Skip the pictures, please, and write out exactly the lines from the opening of the data through the line containing "(c) at (1096.5,1042.5)".

> Data shown:
********
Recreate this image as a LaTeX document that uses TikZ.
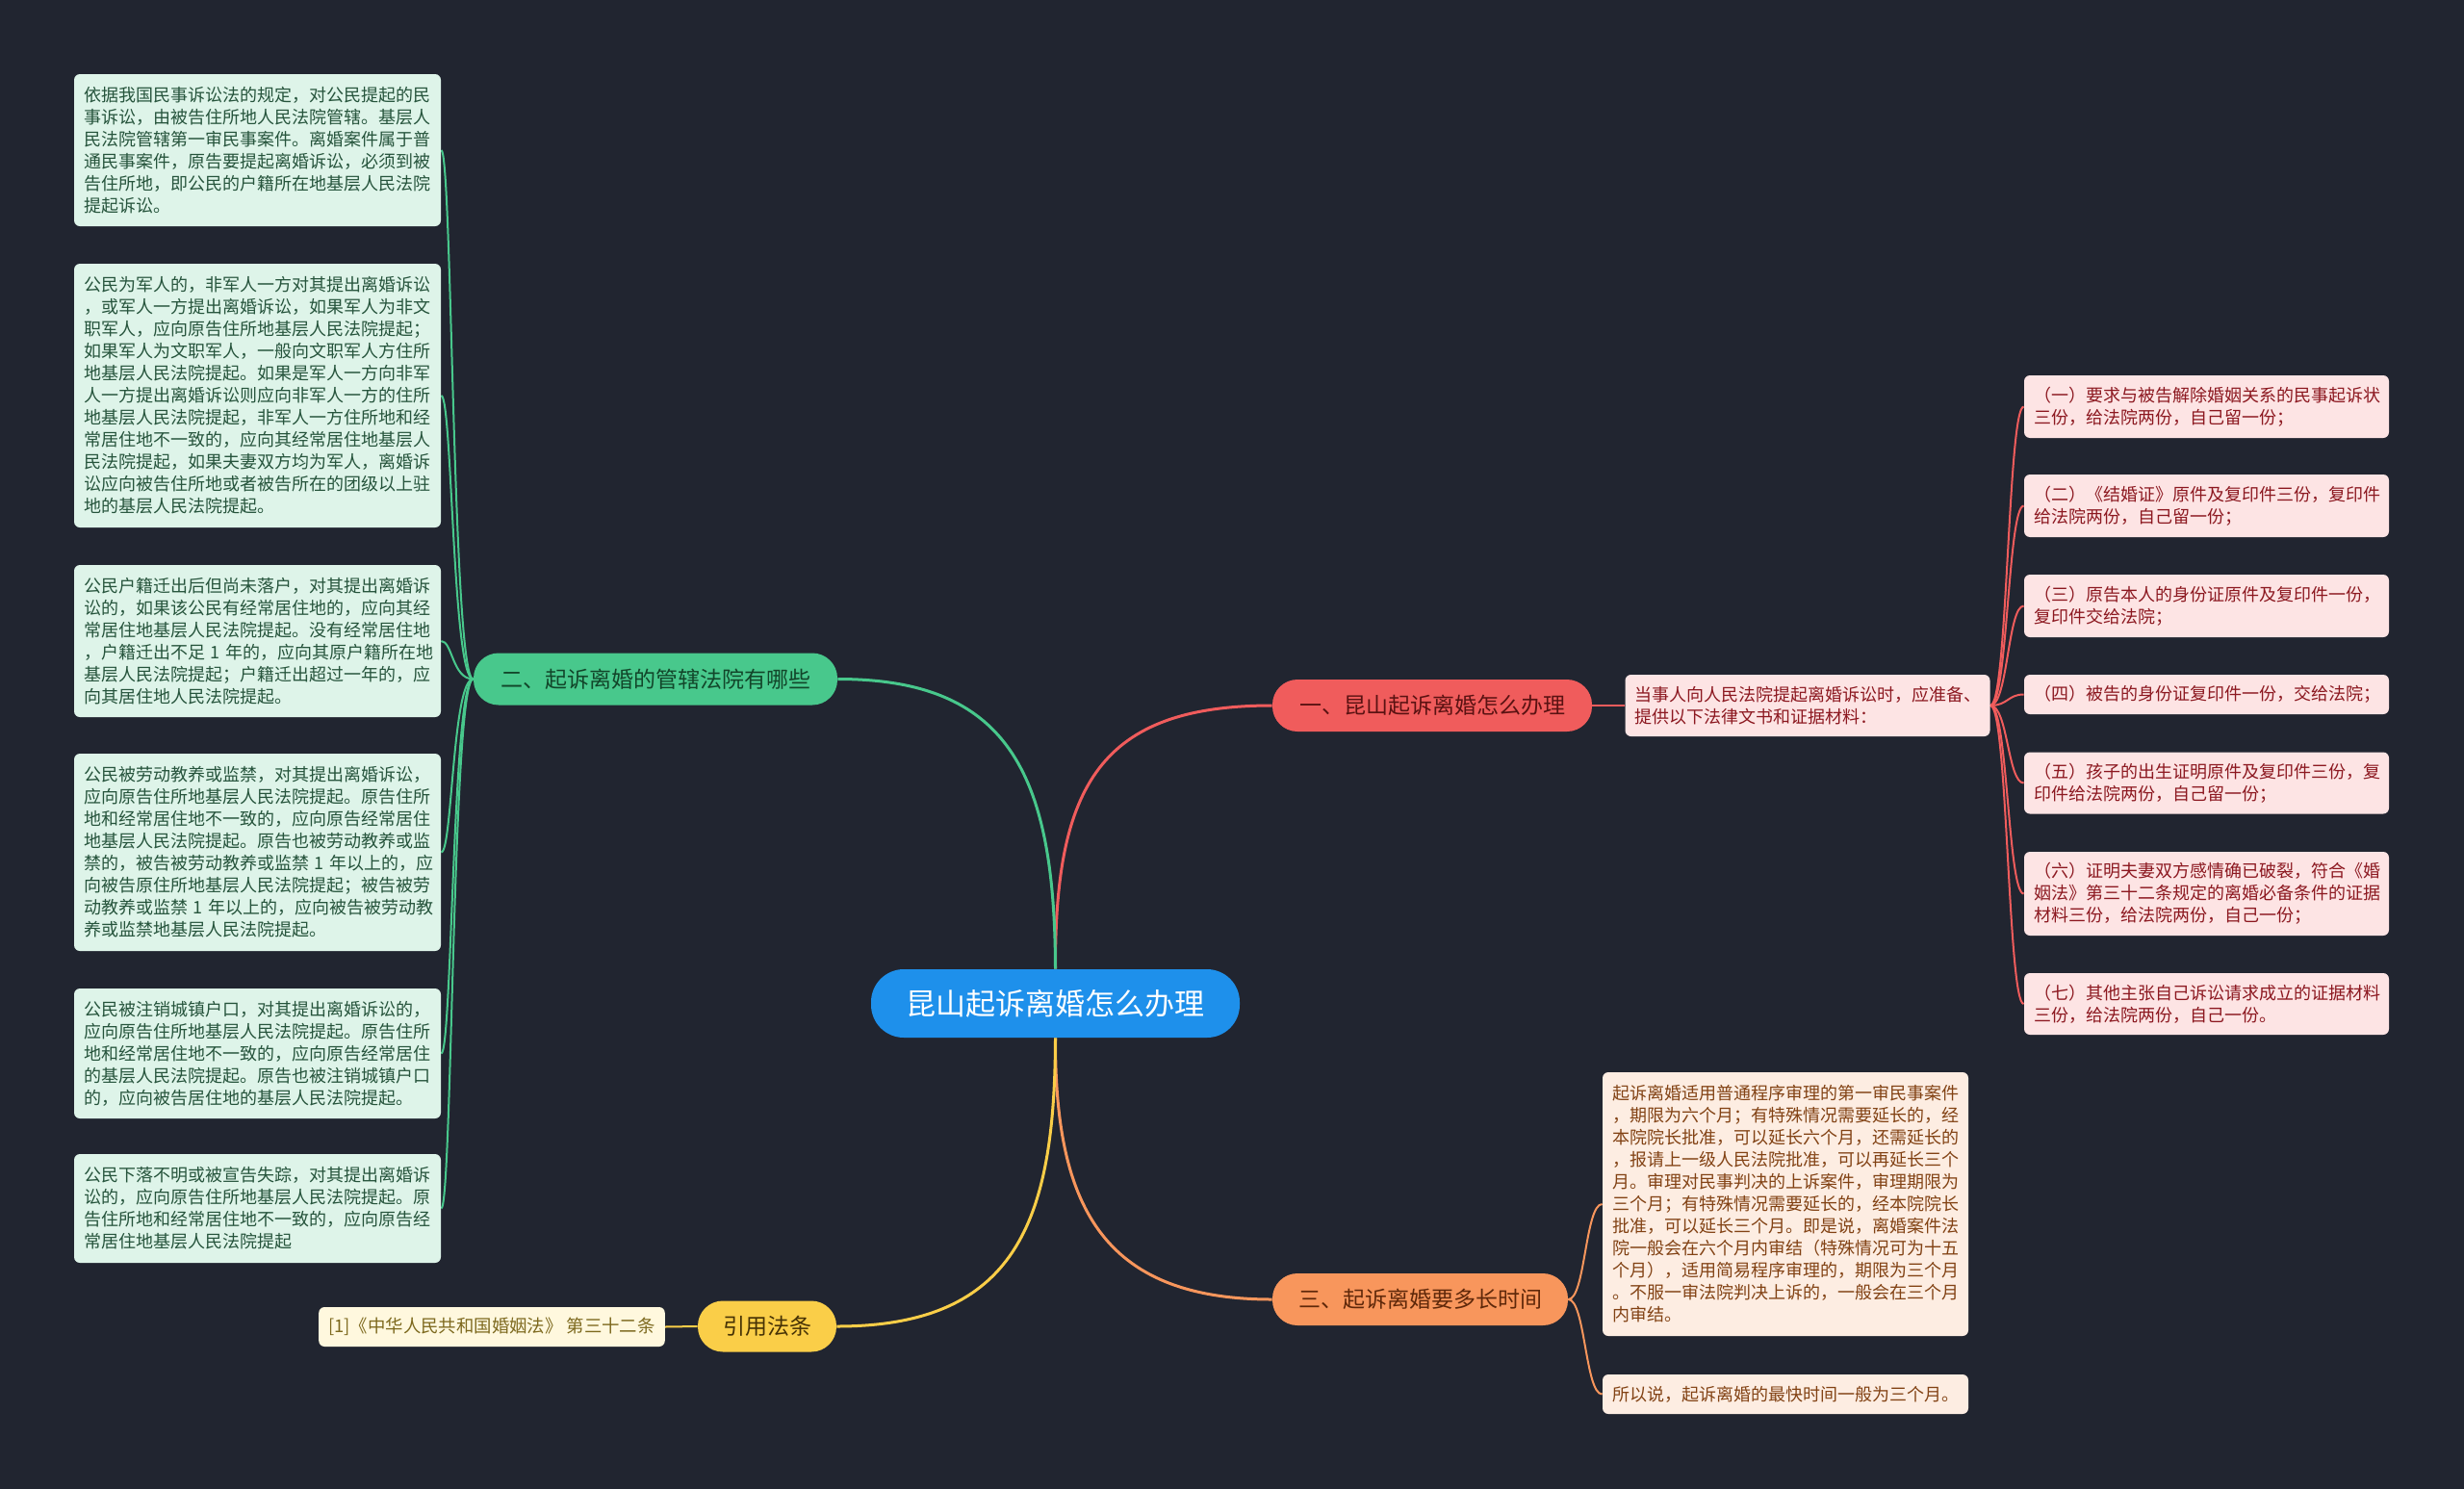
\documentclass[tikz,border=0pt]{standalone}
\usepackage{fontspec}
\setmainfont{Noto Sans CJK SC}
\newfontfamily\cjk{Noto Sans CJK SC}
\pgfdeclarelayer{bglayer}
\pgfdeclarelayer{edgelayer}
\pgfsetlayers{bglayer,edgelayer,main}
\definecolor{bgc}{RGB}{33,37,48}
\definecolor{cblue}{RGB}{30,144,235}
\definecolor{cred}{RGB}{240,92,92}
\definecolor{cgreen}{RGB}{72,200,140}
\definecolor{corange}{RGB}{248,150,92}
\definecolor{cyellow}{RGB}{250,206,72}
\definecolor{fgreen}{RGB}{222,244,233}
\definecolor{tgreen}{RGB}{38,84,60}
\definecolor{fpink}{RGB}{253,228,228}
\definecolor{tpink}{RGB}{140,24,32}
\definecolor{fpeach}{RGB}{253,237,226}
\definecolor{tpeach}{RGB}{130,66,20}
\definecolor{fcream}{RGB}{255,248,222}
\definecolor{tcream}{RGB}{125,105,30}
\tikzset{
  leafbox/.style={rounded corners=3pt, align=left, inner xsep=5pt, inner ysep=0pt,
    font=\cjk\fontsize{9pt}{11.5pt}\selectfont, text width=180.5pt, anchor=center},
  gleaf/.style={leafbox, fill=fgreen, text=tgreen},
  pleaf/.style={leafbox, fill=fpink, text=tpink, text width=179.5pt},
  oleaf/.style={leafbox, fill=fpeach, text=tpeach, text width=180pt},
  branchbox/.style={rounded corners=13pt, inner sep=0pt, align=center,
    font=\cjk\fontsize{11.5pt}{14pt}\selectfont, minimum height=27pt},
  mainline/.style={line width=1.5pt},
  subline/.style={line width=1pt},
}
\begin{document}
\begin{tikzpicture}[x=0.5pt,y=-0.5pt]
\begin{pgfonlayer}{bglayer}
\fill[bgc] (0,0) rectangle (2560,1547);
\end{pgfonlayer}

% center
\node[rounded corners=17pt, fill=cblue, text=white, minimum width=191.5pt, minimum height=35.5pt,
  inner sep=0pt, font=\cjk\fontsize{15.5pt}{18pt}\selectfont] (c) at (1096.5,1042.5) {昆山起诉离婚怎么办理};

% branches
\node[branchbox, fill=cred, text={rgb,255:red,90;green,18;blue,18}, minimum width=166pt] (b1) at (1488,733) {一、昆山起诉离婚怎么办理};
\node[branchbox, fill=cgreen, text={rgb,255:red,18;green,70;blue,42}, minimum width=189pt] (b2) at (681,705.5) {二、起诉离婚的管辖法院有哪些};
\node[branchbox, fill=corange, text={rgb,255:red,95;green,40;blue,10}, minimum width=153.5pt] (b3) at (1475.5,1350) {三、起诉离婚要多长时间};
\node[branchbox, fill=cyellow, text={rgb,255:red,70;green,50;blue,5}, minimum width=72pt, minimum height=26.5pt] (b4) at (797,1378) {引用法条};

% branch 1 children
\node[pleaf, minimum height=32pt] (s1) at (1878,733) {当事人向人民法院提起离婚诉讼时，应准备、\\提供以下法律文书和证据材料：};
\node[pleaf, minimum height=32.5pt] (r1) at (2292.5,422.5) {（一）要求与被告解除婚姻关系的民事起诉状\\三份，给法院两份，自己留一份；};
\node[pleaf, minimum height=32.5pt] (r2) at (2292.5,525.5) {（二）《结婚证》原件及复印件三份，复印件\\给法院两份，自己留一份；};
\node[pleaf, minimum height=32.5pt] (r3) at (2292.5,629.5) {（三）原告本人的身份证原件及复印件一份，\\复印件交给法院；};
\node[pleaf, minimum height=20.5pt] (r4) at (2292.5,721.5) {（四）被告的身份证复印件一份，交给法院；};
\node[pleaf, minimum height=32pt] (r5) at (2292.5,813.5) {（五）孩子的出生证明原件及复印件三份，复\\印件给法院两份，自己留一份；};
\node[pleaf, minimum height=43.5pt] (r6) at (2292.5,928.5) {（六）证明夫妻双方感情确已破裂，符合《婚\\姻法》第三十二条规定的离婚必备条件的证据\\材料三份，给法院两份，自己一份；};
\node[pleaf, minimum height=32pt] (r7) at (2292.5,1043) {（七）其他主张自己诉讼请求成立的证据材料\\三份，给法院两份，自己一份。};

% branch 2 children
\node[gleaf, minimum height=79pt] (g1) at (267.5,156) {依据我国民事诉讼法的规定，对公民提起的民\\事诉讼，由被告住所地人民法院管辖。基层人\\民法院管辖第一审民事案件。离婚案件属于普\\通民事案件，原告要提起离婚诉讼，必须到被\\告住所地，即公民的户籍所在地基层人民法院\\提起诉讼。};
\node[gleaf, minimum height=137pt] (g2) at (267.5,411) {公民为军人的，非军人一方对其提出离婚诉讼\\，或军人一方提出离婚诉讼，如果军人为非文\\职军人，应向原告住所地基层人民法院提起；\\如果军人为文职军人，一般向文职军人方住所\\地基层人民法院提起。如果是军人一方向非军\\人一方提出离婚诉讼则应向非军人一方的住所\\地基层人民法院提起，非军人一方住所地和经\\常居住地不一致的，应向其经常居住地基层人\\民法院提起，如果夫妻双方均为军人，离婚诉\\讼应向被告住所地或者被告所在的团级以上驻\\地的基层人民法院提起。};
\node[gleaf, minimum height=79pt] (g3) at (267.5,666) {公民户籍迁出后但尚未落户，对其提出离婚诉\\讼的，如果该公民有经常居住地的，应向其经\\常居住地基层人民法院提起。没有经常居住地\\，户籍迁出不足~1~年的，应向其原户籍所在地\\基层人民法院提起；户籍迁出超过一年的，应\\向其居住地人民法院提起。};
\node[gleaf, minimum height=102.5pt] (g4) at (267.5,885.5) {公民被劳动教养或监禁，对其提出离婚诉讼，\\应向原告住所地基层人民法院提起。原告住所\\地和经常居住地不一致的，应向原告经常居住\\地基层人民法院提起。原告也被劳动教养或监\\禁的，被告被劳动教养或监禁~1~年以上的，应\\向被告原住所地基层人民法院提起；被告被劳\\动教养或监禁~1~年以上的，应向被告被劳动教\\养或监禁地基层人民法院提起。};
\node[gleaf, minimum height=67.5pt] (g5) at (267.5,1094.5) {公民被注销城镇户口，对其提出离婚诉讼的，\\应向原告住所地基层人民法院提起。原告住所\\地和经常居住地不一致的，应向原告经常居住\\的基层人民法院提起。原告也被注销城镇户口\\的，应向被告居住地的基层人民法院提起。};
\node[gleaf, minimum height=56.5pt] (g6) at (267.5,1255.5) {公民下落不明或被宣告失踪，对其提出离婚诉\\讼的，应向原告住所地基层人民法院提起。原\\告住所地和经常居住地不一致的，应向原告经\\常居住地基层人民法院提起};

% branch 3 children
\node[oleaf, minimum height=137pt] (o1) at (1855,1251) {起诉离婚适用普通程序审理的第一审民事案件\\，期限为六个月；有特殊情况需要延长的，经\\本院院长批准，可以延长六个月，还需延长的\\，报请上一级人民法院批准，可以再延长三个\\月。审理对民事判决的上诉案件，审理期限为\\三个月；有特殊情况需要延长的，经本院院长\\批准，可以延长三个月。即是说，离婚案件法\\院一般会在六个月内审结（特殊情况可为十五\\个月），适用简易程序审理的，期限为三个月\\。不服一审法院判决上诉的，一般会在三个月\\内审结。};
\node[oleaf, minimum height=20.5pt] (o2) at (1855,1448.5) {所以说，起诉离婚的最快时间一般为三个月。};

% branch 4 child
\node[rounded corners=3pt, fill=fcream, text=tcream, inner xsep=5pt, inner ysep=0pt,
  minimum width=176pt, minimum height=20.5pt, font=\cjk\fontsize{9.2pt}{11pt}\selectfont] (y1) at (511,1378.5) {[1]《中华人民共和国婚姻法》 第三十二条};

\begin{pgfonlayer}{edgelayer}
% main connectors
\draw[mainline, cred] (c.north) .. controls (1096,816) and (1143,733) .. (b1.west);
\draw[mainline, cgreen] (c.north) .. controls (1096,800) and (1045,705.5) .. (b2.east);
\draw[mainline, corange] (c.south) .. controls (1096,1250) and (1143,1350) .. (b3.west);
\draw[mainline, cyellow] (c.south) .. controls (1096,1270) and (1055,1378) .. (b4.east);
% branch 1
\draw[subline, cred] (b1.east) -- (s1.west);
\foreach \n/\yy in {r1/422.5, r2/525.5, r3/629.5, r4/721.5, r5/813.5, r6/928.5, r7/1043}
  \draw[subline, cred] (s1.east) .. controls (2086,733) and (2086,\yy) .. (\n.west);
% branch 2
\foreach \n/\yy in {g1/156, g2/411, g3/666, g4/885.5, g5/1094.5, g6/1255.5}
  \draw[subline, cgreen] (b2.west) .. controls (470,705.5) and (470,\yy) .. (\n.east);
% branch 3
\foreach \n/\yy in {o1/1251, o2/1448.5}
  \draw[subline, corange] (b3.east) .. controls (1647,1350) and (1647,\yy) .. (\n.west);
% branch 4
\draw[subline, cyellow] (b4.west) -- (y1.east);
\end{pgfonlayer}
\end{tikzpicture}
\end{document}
********
> Response:
Recreate this image as a LaTeX document that uses TikZ.
\documentclass[tikz,border=0pt]{standalone}
\usepackage{fontspec}
\setmainfont{Noto Sans CJK SC}
\newfontfamily\cjk{Noto Sans CJK SC}
\pgfdeclarelayer{bglayer}
\pgfdeclarelayer{edgelayer}
\pgfsetlayers{bglayer,edgelayer,main}
\definecolor{bgc}{RGB}{33,37,48}
\definecolor{cblue}{RGB}{30,144,235}
\definecolor{cred}{RGB}{240,92,92}
\definecolor{cgreen}{RGB}{72,200,140}
\definecolor{corange}{RGB}{248,150,92}
\definecolor{cyellow}{RGB}{250,206,72}
\definecolor{fgreen}{RGB}{222,244,233}
\definecolor{tgreen}{RGB}{38,84,60}
\definecolor{fpink}{RGB}{253,228,228}
\definecolor{tpink}{RGB}{140,24,32}
\definecolor{fpeach}{RGB}{253,237,226}
\definecolor{tpeach}{RGB}{130,66,20}
\definecolor{fcream}{RGB}{255,248,222}
\definecolor{tcream}{RGB}{125,105,30}
\tikzset{
  leafbox/.style={rounded corners=3pt, align=left, inner xsep=5pt, inner ysep=0pt,
    font=\cjk\fontsize{9pt}{11.5pt}\selectfont, text width=180.5pt, anchor=center},
  gleaf/.style={leafbox, fill=fgreen, text=tgreen},
  pleaf/.style={leafbox, fill=fpink, text=tpink, text width=179.5pt},
  oleaf/.style={leafbox, fill=fpeach, text=tpeach, text width=180pt},
  branchbox/.style={rounded corners=13pt, inner sep=0pt, align=center,
    font=\cjk\fontsize{11.5pt}{14pt}\selectfont, minimum height=27pt},
  mainline/.style={line width=1.5pt},
  subline/.style={line width=1pt},
}
\begin{document}
\begin{tikzpicture}[x=0.5pt,y=-0.5pt]
\begin{pgfonlayer}{bglayer}
\fill[bgc] (0,0) rectangle (2560,1547);
\end{pgfonlayer}

% center
\node[rounded corners=17pt, fill=cblue, text=white, minimum width=191.5pt, minimum height=35.5pt,
  inner sep=0pt, font=\cjk\fontsize{15.5pt}{18pt}\selectfont] (c) at (1096.5,1042.5) {昆山起诉离婚怎么办理};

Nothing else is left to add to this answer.